INTERFACIAL-TENSION BETWEEN SOLUTIONS OF POLYSTYRENES - ESTABLISHMENT OF A USEFUL MASTER CURVE

The interfacial tension-sigma between the coexisting phases of the systems methylcyclohexane/polystyrene and cyclohexane/polystyrene was measured by means of the spinning drop and sessile drop methods as a function of (T(c) - T)/T(c) = tau, the reduced distance from the critical temperature, for different relative molar masses M of the polymer (17 500 - 175 000). The minimum tau-value that could be realized amounted to 1.7 x 10(-3) and the corresponding sigma-value to 0.0007 mN m-1. The results were evaluated according to the relations (1) ln-sigma = A - zeta(mu)ln M + mu-ln-tau and (2) ln-DELTA-phi = B - zeta(beta) ln M + beta-ln-tau in which DELTA-phi is the difference in the volume fraction of the polymer in the coexisting phases, A and B are constants for a given solvent, and zeta(mu), zeta(beta), mu and beta are the critical exponents. With increasing M the exponent-mu is found to fall from values which are close to that predicted by the mean-field theory (1.50) to those resulting from the Ising model (1.26); beta equals 0.35 in the entire region of M (mean-field: 0.50, Ising: 0.31).

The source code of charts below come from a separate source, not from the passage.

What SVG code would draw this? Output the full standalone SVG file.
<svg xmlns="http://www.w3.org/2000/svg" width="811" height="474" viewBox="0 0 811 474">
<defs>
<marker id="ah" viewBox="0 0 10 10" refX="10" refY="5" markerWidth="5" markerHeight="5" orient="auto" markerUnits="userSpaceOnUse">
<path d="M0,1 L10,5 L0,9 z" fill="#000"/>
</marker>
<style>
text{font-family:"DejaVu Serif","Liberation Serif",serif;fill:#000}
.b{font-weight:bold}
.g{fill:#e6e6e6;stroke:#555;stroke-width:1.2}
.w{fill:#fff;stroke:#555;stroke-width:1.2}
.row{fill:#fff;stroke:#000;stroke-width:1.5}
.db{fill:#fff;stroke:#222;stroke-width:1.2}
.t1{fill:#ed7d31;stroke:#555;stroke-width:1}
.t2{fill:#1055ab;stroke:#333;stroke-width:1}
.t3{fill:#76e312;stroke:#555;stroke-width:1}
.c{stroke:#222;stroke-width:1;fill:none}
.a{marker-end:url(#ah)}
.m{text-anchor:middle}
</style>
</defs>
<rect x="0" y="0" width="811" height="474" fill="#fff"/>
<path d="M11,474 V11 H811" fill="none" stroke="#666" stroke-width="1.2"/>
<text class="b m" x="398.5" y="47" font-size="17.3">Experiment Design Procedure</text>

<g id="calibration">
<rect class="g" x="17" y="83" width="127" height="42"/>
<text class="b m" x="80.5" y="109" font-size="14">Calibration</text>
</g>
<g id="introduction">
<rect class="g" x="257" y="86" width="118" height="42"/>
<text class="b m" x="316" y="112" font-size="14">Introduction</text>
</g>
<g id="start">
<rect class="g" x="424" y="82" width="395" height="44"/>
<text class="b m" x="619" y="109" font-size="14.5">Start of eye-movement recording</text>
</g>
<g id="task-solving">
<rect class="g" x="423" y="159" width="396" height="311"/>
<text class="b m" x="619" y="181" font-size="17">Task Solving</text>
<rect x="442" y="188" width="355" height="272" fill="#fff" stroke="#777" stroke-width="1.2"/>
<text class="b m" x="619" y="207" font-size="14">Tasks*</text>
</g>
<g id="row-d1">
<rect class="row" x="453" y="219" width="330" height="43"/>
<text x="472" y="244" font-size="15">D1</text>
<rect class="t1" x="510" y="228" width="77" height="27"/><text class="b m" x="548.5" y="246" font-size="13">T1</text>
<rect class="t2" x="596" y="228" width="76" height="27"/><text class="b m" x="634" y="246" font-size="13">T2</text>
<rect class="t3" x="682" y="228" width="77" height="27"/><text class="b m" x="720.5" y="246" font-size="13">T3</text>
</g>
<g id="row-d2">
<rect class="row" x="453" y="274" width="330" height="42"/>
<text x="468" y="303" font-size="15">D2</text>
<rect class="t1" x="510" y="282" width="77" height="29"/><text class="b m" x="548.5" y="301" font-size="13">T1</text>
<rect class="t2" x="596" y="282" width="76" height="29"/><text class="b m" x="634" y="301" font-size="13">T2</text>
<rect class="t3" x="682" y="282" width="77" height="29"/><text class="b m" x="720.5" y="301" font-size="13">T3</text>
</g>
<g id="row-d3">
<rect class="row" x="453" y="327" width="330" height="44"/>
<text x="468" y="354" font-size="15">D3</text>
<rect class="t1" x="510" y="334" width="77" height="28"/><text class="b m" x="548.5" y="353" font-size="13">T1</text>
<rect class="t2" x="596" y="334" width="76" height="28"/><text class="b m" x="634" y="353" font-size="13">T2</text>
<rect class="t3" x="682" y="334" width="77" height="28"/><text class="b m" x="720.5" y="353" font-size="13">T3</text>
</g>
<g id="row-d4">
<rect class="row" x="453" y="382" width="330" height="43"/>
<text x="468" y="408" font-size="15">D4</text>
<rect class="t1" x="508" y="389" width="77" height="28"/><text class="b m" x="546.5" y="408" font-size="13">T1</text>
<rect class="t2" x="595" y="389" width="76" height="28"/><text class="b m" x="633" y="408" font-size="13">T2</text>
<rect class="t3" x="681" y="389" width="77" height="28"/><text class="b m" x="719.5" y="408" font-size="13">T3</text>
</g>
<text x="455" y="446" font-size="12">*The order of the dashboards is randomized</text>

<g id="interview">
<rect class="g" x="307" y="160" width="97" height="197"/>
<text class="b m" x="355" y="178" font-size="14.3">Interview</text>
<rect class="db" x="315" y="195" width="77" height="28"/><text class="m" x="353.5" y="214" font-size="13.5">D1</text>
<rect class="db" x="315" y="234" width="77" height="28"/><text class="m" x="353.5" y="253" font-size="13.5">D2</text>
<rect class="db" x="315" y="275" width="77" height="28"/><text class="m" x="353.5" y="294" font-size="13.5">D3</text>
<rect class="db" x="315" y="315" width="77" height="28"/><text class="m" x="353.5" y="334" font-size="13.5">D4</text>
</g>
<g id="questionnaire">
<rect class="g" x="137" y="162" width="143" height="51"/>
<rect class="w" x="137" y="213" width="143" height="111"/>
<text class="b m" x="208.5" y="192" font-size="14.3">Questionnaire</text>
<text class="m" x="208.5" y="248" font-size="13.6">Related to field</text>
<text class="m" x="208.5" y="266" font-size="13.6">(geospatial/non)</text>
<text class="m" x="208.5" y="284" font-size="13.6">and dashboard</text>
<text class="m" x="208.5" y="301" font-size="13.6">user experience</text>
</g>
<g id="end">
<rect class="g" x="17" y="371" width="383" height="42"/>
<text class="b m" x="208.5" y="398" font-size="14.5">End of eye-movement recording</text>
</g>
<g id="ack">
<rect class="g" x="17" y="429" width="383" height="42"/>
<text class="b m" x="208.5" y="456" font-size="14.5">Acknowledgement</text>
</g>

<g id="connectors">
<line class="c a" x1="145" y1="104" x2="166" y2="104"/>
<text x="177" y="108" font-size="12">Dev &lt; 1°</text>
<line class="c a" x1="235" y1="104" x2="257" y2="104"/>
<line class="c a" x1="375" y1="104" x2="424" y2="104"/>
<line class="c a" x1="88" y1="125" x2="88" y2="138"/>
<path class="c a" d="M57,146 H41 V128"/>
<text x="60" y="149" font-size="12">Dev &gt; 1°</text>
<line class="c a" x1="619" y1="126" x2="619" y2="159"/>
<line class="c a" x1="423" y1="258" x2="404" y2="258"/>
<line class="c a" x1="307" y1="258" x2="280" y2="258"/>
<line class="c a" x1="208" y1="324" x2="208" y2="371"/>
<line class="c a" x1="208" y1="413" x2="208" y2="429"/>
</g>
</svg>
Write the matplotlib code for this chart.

In contrast to the critical exponents, A and B are not universal constants but vary from solvent to solvent, i.e. the above relations are of little use for the prediction of sigma. This deficiency can, however, be overcome by substituting tau from (2) into (1) and replacing M by N, the number of monomeric units. The different parameters of the resulting relation (3) ln-sigma = D + delta-ln N + (mu/beta) ln-DELTA-phi no longer depend on the particular chemical nature of the system. It therefore constitutes a useful master curve to obtain sigma from knowledge of the composition of the coexisting phases. The evaluation of the present measurements together with unpublished material yields D = ln[0.153 (mN m-1)], delta = (zeta(beta)mu/beta) - zeta(mu) = 0.50 (identical with the mean-field value) and mu/beta = 3.85 (mean-field: 3.00, Ising: 4.00).